> **Records supplied**
----------------

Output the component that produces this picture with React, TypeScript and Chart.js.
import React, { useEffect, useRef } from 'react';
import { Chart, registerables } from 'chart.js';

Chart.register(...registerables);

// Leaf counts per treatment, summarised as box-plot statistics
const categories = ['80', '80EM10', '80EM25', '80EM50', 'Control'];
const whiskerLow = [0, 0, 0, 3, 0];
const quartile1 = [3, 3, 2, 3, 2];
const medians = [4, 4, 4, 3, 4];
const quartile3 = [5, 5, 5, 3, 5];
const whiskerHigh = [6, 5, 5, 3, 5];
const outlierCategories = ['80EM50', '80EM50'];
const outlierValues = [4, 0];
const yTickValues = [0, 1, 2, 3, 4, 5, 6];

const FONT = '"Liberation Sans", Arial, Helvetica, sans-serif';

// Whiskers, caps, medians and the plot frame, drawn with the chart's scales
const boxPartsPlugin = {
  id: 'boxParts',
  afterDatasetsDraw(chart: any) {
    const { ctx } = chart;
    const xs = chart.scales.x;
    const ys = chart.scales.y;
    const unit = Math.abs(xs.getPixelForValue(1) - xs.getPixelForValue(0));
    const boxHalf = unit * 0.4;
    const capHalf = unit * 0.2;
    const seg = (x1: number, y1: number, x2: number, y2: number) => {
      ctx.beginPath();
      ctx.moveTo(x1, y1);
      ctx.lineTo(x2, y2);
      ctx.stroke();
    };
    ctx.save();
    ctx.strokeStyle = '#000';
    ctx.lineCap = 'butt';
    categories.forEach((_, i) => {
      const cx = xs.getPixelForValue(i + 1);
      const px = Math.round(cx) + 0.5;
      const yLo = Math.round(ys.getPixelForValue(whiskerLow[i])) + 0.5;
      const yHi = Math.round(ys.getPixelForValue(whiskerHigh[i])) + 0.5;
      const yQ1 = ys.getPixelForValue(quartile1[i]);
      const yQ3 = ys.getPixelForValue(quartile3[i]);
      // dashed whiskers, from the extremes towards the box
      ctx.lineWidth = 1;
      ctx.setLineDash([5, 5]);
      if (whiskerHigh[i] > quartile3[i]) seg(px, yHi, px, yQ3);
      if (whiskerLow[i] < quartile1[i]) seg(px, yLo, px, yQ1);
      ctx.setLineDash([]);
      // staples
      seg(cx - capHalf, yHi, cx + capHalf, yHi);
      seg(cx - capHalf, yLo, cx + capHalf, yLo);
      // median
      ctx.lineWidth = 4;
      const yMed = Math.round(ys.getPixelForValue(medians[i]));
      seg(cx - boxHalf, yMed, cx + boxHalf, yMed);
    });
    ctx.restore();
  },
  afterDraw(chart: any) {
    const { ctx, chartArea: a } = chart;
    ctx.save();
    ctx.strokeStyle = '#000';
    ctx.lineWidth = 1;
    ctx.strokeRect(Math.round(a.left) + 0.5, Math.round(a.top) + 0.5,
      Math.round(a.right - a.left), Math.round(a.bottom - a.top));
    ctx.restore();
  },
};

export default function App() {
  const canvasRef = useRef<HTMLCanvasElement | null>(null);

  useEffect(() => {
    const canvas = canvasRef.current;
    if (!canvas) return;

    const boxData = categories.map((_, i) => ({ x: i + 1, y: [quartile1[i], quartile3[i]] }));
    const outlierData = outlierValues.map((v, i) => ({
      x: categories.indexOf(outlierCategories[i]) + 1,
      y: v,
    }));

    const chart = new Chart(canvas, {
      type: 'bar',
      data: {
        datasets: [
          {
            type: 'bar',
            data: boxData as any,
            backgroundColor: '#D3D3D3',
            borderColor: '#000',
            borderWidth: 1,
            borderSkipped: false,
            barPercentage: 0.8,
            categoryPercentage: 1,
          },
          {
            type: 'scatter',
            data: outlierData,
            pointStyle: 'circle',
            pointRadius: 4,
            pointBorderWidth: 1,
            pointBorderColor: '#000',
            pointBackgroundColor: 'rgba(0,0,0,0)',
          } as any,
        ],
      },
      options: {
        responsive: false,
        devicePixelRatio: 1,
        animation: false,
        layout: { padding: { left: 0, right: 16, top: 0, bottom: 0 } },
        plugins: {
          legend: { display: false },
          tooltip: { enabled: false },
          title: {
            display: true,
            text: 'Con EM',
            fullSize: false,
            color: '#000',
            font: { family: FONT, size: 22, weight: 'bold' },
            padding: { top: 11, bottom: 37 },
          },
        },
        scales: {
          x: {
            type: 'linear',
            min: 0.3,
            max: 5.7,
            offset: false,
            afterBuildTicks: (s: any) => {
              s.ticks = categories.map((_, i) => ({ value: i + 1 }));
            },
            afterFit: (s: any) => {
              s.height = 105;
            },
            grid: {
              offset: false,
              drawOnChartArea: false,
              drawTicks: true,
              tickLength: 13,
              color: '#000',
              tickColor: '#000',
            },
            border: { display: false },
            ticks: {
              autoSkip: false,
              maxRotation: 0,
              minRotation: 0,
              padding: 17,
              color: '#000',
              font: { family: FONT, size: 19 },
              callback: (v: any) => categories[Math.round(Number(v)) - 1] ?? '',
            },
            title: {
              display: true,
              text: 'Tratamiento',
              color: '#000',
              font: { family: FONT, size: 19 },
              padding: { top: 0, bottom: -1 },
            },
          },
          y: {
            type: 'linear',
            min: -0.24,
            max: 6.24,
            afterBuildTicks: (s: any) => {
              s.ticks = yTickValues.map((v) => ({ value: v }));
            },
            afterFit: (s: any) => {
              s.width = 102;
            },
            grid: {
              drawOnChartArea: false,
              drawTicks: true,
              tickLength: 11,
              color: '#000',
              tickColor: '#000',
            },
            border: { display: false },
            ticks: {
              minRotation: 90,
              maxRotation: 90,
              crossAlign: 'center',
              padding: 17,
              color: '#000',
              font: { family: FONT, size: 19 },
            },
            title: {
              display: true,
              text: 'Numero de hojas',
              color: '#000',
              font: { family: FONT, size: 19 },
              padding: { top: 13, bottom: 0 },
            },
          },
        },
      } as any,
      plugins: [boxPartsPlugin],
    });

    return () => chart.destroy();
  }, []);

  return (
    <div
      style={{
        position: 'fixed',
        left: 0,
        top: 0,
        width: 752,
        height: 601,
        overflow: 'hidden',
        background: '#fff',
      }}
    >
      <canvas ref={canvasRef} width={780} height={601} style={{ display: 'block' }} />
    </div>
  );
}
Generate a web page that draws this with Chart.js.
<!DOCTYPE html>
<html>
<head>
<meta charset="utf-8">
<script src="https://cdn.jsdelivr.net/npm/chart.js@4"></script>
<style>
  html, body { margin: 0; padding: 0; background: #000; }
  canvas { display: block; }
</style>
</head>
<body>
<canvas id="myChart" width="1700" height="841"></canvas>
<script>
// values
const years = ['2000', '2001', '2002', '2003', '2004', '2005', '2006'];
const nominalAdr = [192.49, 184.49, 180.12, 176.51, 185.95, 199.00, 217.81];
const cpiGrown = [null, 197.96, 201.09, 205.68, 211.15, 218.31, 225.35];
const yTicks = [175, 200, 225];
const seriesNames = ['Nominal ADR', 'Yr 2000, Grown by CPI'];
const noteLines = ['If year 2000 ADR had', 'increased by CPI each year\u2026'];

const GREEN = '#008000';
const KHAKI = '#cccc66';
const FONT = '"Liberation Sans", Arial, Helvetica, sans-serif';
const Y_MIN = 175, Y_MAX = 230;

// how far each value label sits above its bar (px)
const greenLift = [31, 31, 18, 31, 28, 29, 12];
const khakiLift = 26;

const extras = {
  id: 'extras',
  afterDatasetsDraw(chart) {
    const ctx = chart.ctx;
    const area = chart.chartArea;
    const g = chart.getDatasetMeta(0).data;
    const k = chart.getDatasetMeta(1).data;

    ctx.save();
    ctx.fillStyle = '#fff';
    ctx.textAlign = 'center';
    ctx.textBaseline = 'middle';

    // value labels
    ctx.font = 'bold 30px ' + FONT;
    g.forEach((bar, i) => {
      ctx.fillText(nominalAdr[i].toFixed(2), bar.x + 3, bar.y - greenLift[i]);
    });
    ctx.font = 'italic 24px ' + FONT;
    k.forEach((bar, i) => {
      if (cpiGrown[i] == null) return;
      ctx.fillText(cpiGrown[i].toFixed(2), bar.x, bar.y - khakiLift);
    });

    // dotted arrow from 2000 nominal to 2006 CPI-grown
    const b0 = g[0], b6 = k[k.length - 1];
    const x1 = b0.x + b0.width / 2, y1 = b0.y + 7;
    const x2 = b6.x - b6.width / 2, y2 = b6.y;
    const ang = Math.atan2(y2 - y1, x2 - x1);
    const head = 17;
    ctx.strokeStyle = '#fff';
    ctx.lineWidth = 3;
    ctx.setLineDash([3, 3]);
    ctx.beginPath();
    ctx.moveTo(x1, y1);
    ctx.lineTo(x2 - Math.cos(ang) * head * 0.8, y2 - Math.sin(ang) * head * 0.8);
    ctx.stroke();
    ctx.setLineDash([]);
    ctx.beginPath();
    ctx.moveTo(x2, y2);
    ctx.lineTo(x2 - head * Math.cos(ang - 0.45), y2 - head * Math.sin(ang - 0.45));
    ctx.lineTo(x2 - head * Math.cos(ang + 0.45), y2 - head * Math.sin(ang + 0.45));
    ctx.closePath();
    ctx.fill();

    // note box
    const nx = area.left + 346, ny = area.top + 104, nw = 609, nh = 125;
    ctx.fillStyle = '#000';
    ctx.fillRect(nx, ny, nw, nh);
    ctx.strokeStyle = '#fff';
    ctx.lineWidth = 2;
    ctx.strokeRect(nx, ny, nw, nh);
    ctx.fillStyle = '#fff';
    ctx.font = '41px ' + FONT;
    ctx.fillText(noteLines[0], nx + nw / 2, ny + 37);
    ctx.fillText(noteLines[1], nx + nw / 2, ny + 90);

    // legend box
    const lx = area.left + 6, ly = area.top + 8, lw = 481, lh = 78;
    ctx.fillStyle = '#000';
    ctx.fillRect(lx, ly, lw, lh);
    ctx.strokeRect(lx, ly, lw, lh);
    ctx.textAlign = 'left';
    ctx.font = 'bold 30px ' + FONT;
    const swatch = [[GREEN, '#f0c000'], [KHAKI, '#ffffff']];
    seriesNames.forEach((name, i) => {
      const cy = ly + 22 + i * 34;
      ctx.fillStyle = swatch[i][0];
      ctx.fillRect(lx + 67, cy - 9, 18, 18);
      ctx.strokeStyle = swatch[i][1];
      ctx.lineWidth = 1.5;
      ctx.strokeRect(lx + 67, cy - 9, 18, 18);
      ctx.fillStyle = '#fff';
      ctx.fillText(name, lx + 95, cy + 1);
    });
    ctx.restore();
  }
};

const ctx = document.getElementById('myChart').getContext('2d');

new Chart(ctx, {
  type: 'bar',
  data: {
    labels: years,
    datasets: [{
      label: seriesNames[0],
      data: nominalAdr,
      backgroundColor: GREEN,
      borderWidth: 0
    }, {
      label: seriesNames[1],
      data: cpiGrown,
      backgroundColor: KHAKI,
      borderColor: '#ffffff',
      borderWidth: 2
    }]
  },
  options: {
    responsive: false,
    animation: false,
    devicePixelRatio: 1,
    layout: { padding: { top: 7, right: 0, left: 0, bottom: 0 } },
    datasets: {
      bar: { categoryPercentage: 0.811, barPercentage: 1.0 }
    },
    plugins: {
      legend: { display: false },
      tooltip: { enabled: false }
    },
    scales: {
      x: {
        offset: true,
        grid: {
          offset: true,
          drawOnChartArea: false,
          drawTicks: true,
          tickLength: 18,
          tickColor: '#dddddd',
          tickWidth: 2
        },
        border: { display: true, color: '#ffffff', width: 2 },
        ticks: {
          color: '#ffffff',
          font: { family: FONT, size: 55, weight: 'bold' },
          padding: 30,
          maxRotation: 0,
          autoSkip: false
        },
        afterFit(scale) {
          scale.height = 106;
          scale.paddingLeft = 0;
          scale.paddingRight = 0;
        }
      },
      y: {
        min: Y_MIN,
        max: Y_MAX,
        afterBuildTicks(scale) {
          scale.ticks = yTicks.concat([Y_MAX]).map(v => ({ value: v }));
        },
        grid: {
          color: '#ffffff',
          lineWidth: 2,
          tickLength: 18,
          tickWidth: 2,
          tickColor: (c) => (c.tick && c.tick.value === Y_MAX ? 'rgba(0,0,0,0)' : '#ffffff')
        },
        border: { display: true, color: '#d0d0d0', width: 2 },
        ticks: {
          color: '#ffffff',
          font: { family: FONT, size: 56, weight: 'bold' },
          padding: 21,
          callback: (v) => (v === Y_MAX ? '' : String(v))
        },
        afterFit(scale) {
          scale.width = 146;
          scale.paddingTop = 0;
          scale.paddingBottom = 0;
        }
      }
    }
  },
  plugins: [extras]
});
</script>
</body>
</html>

----------------

> **What is asked**
From the very first line of the data through the line with "Chart.register(...registerables);" in it, please reproduce each line exactly and output nothing more.

> **Finished answer**
Output the component that produces this picture with React, TypeScript and Chart.js.
import React, { useEffect, useRef } from 'react';
import { Chart, registerables } from 'chart.js';

Chart.register(...registerables);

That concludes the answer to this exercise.